• **Exercise**: Repeat all of the material below exactly as written, images excluded.

• **Data extract**:

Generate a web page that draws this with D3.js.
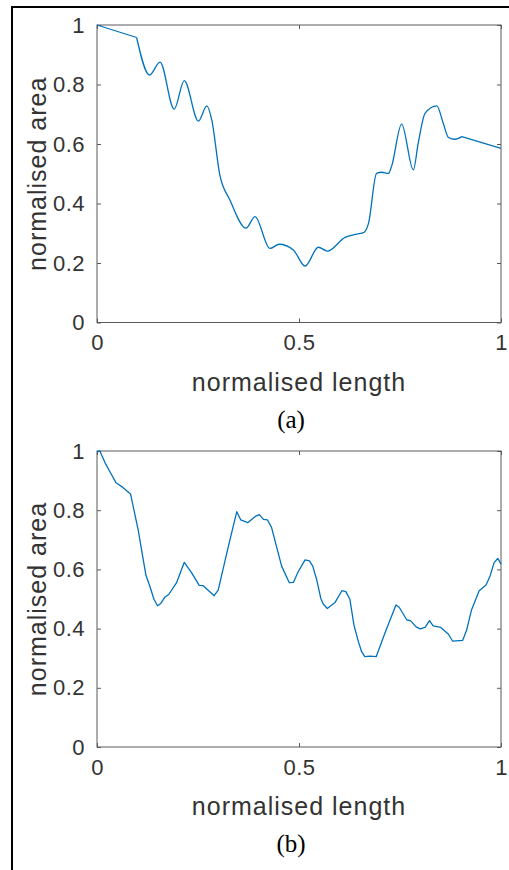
<!DOCTYPE html>
<html>
<head>
<meta charset="utf-8">
<script src="https://cdn.jsdelivr.net/npm/d3@7"></script>
<style>
  body { margin: 0; background: #fff; }
  svg { display: block; }
  .tick text { font-family: "Liberation Sans", Arial, sans-serif; fill: #333; }
</style>
</head>
<body>
<script>
// panel (a): normalised length / area
var lenA = [0, 0.098, 0.130, 0.156, 0.191, 0.216, 0.251, 0.272, 0.284, 0.304, 0.329, 0.369, 0.391,
  0.428, 0.451, 0.486, 0.515, 0.548, 0.570, 0.614, 0.643, 0.661, 0.672, 0.692, 0.705, 0.721, 0.729,
  0.754, 0.783, 0.795, 0.812, 0.841, 0.857, 0.870, 0.886, 0.903, 1.0];
var areaA = [1.0, 0.958, 0.832, 0.875, 0.717, 0.813, 0.677, 0.728, 0.681, 0.496, 0.412, 0.317, 0.356,
  0.249, 0.263, 0.244, 0.190, 0.253, 0.240, 0.286, 0.297, 0.303, 0.333, 0.501, 0.505, 0.501, 0.524,
  0.667, 0.513, 0.602, 0.703, 0.728, 0.670, 0.622, 0.616, 0.625, 0.585];

// panel (b)
var lenB = [0, 0.007, 0.020, 0.032, 0.047, 0.064, 0.083, 0.102, 0.121, 0.131, 0.141, 0.150, 0.158,
  0.168, 0.178, 0.197, 0.216, 0.234, 0.253, 0.263, 0.290, 0.300, 0.325, 0.346, 0.356, 0.373, 0.391,
  0.402, 0.412, 0.422, 0.432, 0.457, 0.476, 0.486, 0.498, 0.515, 0.526, 0.534, 0.544, 0.554, 0.560,
  0.570, 0.589, 0.606, 0.616, 0.626, 0.636, 0.647, 0.655, 0.663, 0.676, 0.691, 0.713, 0.740, 0.748,
  0.767, 0.776, 0.790, 0.800, 0.812, 0.823, 0.832, 0.851, 0.870, 0.880, 0.905, 0.915, 0.927, 0.946,
  0.963, 0.973, 0.983, 0.992, 1.0];
var areaB = [0.998, 1.0, 0.96, 0.93, 0.893, 0.877, 0.855, 0.733, 0.581, 0.542, 0.499, 0.477, 0.485,
  0.506, 0.516, 0.555, 0.624, 0.589, 0.546, 0.545, 0.511, 0.530, 0.677, 0.795, 0.767, 0.758, 0.778,
  0.785, 0.769, 0.767, 0.742, 0.611, 0.555, 0.556, 0.592, 0.632, 0.629, 0.611, 0.564, 0.502, 0.483,
  0.468, 0.488, 0.528, 0.525, 0.499, 0.412, 0.356, 0.322, 0.305, 0.307, 0.305, 0.386, 0.480, 0.472,
  0.429, 0.427, 0.406, 0.399, 0.404, 0.427, 0.409, 0.404, 0.381, 0.358, 0.360, 0.395, 0.463, 0.528,
  0.547, 0.578, 0.623, 0.637, 0.618];

var xTicks = [0, 0.5, 1];
var yTicks = [0, 0.2, 0.4, 0.6, 0.8, 1];

var W = 509, H = 870;
var svg = d3.select("body").append("svg")
  .attr("width", W)
  .attr("height", H);

// page frame (top and left edge)
svg.append("path")
  .attr("d", "M12,870 L12,7 L509,7")
  .attr("fill", "none")
  .attr("stroke", "#000")
  .attr("stroke-width", 2);

function panel(xs, ys, top, bottom, caption, smooth) {
  var left = 97, right = 501;
  var x = d3.scaleLinear().domain([0, 1]).range([left, right]);
  var y = d3.scaleLinear().domain([0, 1]).range([bottom, top]);
  var g = svg.append("g");

  // box
  g.append("rect")
    .attr("x", left).attr("y", top)
    .attr("width", right - left).attr("height", bottom - top)
    .attr("fill", "none").attr("stroke", "#5a5a5a").attr("stroke-width", 1);

  var xAxis = g.append("g")
    .attr("transform", "translate(0," + bottom + ")")
    .call(d3.axisBottom(x).tickValues(xTicks).tickSize(-4).tickPadding(12).tickFormat(d3.format("")));
  var xTop = g.append("g")
    .attr("transform", "translate(0," + top + ")")
    .call(d3.axisTop(x).tickValues(xTicks).tickSize(-4).tickFormat(""));
  var yAxis = g.append("g")
    .attr("transform", "translate(" + left + ",0)")
    .call(d3.axisLeft(y).tickValues(yTicks).tickSize(-4).tickPadding(12).tickFormat(d3.format("")));
  var yRight = g.append("g")
    .attr("transform", "translate(" + right + ",0)")
    .call(d3.axisRight(y).tickValues(yTicks).tickSize(-4).tickFormat(""));

  [xAxis, xTop, yAxis, yRight].forEach(function(a) {
    a.select(".domain").remove();
    a.selectAll(".tick line").attr("stroke", "#5a5a5a");
    a.selectAll(".tick text").style("font-size", "22px").style("letter-spacing", "0.5px");
  });

  var data = xs.map(function(d, i) { return [d, ys[i]]; });
  var lin = d3.line()
    .x(function(d) { return x(d[0]); })
    .y(function(d) { return y(d[1]); });
  var parts;
  if (smooth) {
    // straight run at both ends, smooth wiggles in between
    var n = data.length;
    parts = [
      lin.curve(d3.curveLinear)(data.slice(0, 2)),
      lin.curve(d3.curveMonotoneX)(data.slice(1, n - 1)),
      lin.curve(d3.curveLinear)(data.slice(n - 2))
    ];
  } else {
    parts = [lin.curve(d3.curveLinear)(data)];
  }
  g.selectAll(".series")
    .data(parts)
    .enter().append("path")
      .attr("class", "series")
      .attr("fill", "none")
      .attr("stroke", "#0072BD")
      .attr("stroke-width", 1.3)
      .attr("stroke-linejoin", "round")
      .attr("d", function(d) { return d; });

  g.append("text")
    .attr("text-anchor", "middle")
    .attr("x", (left + right) / 2)
    .attr("y", bottom + 68)
    .style("font-family", "'Liberation Sans', Arial, sans-serif")
    .style("font-size", "25px")
    .style("letter-spacing", "1px")
    .attr("fill", "#333")
    .text("normalised length");

  g.append("text")
    .attr("text-anchor", "middle")
    .attr("transform", "translate(46," + ((top + bottom) / 2) + ")rotate(-90)")
    .style("font-family", "'Liberation Sans', Arial, sans-serif")
    .style("font-size", "25px")
    .style("letter-spacing", "1px")
    .attr("fill", "#333")
    .text("normalised area");

  g.append("text")
    .attr("text-anchor", "middle")
    .attr("x", 291)
    .attr("y", bottom + 105)
    .style("font-family", "'Liberation Serif', 'Times New Roman', serif")
    .style("font-size", "25px")
    .attr("fill", "#000")
    .text(caption);
}

panel(lenA, areaA, 25, 322.5, "(a)", true);
panel(lenB, areaB, 451, 747, "(b)", false);
</script>
</body>
</html>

• **Answer to this exercise**:
Generate a web page that draws this with D3.js.
<!DOCTYPE html>
<html>
<head>
<meta charset="utf-8">
<script src="https://cdn.jsdelivr.net/npm/d3@7"></script>
<style>
  body { margin: 0; background: #fff; }
  svg { display: block; }
  .tick text { font-family: "Liberation Sans", Arial, sans-serif; fill: #333; }
</style>
</head>
<body>
<script>
// panel (a): normalised length / area
var lenA = [0, 0.098, 0.130, 0.156, 0.191, 0.216, 0.251, 0.272, 0.284, 0.304, 0.329, 0.369, 0.391,
  0.428, 0.451, 0.486, 0.515, 0.548, 0.570, 0.614, 0.643, 0.661, 0.672, 0.692, 0.705, 0.721, 0.729,
  0.754, 0.783, 0.795, 0.812, 0.841, 0.857, 0.870, 0.886, 0.903, 1.0];
var areaA = [1.0, 0.958, 0.832, 0.875, 0.717, 0.813, 0.677, 0.728, 0.681, 0.496, 0.412, 0.317, 0.356,
  0.249, 0.263, 0.244, 0.190, 0.253, 0.240, 0.286, 0.297, 0.303, 0.333, 0.501, 0.505, 0.501, 0.524,
  0.667, 0.513, 0.602, 0.703, 0.728, 0.670, 0.622, 0.616, 0.625, 0.585];

// panel (b)
var lenB = [0, 0.007, 0.020, 0.032, 0.047, 0.064, 0.083, 0.102, 0.121, 0.131, 0.141, 0.150, 0.158,
  0.168, 0.178, 0.197, 0.216, 0.234, 0.253, 0.263, 0.290, 0.300, 0.325, 0.346, 0.356, 0.373, 0.391,
  0.402, 0.412, 0.422, 0.432, 0.457, 0.476, 0.486, 0.498, 0.515, 0.526, 0.534, 0.544, 0.554, 0.560,
  0.570, 0.589, 0.606, 0.616, 0.626, 0.636, 0.647, 0.655, 0.663, 0.676, 0.691, 0.713, 0.740, 0.748,
  0.767, 0.776, 0.790, 0.800, 0.812, 0.823, 0.832, 0.851, 0.870, 0.880, 0.905, 0.915, 0.927, 0.946,
  0.963, 0.973, 0.983, 0.992, 1.0];
var areaB = [0.998, 1.0, 0.96, 0.93, 0.893, 0.877, 0.855, 0.733, 0.581, 0.542, 0.499, 0.477, 0.485,
  0.506, 0.516, 0.555, 0.624, 0.589, 0.546, 0.545, 0.511, 0.530, 0.677, 0.795, 0.767, 0.758, 0.778,
  0.785, 0.769, 0.767, 0.742, 0.611, 0.555, 0.556, 0.592, 0.632, 0.629, 0.611, 0.564, 0.502, 0.483,
  0.468, 0.488, 0.528, 0.525, 0.499, 0.412, 0.356, 0.322, 0.305, 0.307, 0.305, 0.386, 0.480, 0.472,
  0.429, 0.427, 0.406, 0.399, 0.404, 0.427, 0.409, 0.404, 0.381, 0.358, 0.360, 0.395, 0.463, 0.528,
  0.547, 0.578, 0.623, 0.637, 0.618];

var xTicks = [0, 0.5, 1];
var yTicks = [0, 0.2, 0.4, 0.6, 0.8, 1];

var W = 509, H = 870;
var svg = d3.select("body").append("svg")
  .attr("width", W)
  .attr("height", H);

// page frame (top and left edge)
svg.append("path")
  .attr("d", "M12,870 L12,7 L509,7")
  .attr("fill", "none")
  .attr("stroke", "#000")
  .attr("stroke-width", 2);

function panel(xs, ys, top, bottom, caption, smooth) {
  var left = 97, right = 501;
  var x = d3.scaleLinear().domain([0, 1]).range([left, right]);
  var y = d3.scaleLinear().domain([0, 1]).range([bottom, top]);
  var g = svg.append("g");

  // box
  g.append("rect")
    .attr("x", left).attr("y", top)
    .attr("width", right - left).attr("height", bottom - top)
    .attr("fill", "none").attr("stroke", "#5a5a5a").attr("stroke-width", 1);

  var xAxis = g.append("g")
    .attr("transform", "translate(0," + bottom + ")")
    .call(d3.axisBottom(x).tickValues(xTicks).tickSize(-4).tickPadding(12).tickFormat(d3.format("")));
  var xTop = g.append("g")
    .attr("transform", "translate(0," + top + ")")
    .call(d3.axisTop(x).tickValues(xTicks).tickSize(-4).tickFormat(""));
  var yAxis = g.append("g")
    .attr("transform", "translate(" + left + ",0)")
    .call(d3.axisLeft(y).tickValues(yTicks).tickSize(-4).tickPadding(12).tickFormat(d3.format("")));
  var yRight = g.append("g")
    .attr("transform", "translate(" + right + ",0)")
    .call(d3.axisRight(y).tickValues(yTicks).tickSize(-4).tickFormat(""));

  [xAxis, xTop, yAxis, yRight].forEach(function(a) {
    a.select(".domain").remove();
    a.selectAll(".tick line").attr("stroke", "#5a5a5a");
    a.selectAll(".tick text").style("font-size", "22px").style("letter-spacing", "0.5px");
  });

  var data = xs.map(function(d, i) { return [d, ys[i]]; });
  var lin = d3.line()
    .x(function(d) { return x(d[0]); })
    .y(function(d) { return y(d[1]); });
  var parts;
  if (smooth) {
    // straight run at both ends, smooth wiggles in between
    var n = data.length;
    parts = [
      lin.curve(d3.curveLinear)(data.slice(0, 2)),
      lin.curve(d3.curveMonotoneX)(data.slice(1, n - 1)),
      lin.curve(d3.curveLinear)(data.slice(n - 2))
    ];
  } else {
    parts = [lin.curve(d3.curveLinear)(data)];
  }
  g.selectAll(".series")
    .data(parts)
    .enter().append("path")
      .attr("class", "series")
      .attr("fill", "none")
      .attr("stroke", "#0072BD")
      .attr("stroke-width", 1.3)
      .attr("stroke-linejoin", "round")
      .attr("d", function(d) { return d; });

  g.append("text")
    .attr("text-anchor", "middle")
    .attr("x", (left + right) / 2)
    .attr("y", bottom + 68)
    .style("font-family", "'Liberation Sans', Arial, sans-serif")
    .style("font-size", "25px")
    .style("letter-spacing", "1px")
    .attr("fill", "#333")
    .text("normalised length");

  g.append("text")
    .attr("text-anchor", "middle")
    .attr("transform", "translate(46," + ((top + bottom) / 2) + ")rotate(-90)")
    .style("font-family", "'Liberation Sans', Arial, sans-serif")
    .style("font-size", "25px")
    .style("letter-spacing", "1px")
    .attr("fill", "#333")
    .text("normalised area");

  g.append("text")
    .attr("text-anchor", "middle")
    .attr("x", 291)
    .attr("y", bottom + 105)
    .style("font-family", "'Liberation Serif', 'Times New Roman', serif")
    .style("font-size", "25px")
    .attr("fill", "#000")
    .text(caption);
}

panel(lenA, areaA, 25, 322.5, "(a)", true);
panel(lenB, areaB, 451, 747, "(b)", false);
</script>
</body>
</html>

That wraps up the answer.